Regrettably, Trump’s divisive language and outlandish policy prescriptions resonate well with the many Americans who give undue and uncritical support to those in positions of power. Excessive deference makes us surprisingly easy targets for manipulative appeals designed to stoke our fear, distrust, and contempt of others who are “different.” Indeed, a psychological mindset called right-wing authoritarianism, characterized by a strong tendency to condemn anyone who questions established authority, is more common than we might wish.

Psychologist Bob Altemeyer has identified three specific markers of this mindset. The first is authoritarian submission, which involves strict obedience toward the designated leaders of a group. The second is authoritarian aggression, which takes the form of deep hostility toward those who appear to fall short of the group’s rigid standards. The third marker is conventionalism, which revolves around dutifully honoring and observing the group’s traditions and norms.

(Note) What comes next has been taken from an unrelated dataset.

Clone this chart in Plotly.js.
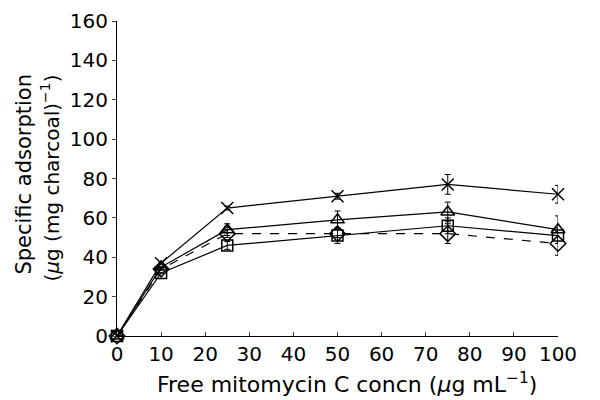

Right-wing authoritarians—members of the neo-Nazi, white supremacist “alt-right” are perhaps today’s most extreme examples—consider group boundaries to be sacrosanct. They value conformity and find diversity alarming. For them, clear and firm borders protect those inside the circle from those who are outside and are deemed undeserving of inclusion. Research has linked this psychological profile to ugly prejudices—including toward people of color, immigrants, those who are unemployed, and people with disabilities. But the specific prejudices aren’t entirely fixed. Since these individuals submissively look to their leaders to tell them which groups to reject, they’re primed to change course or focus when directed to do so.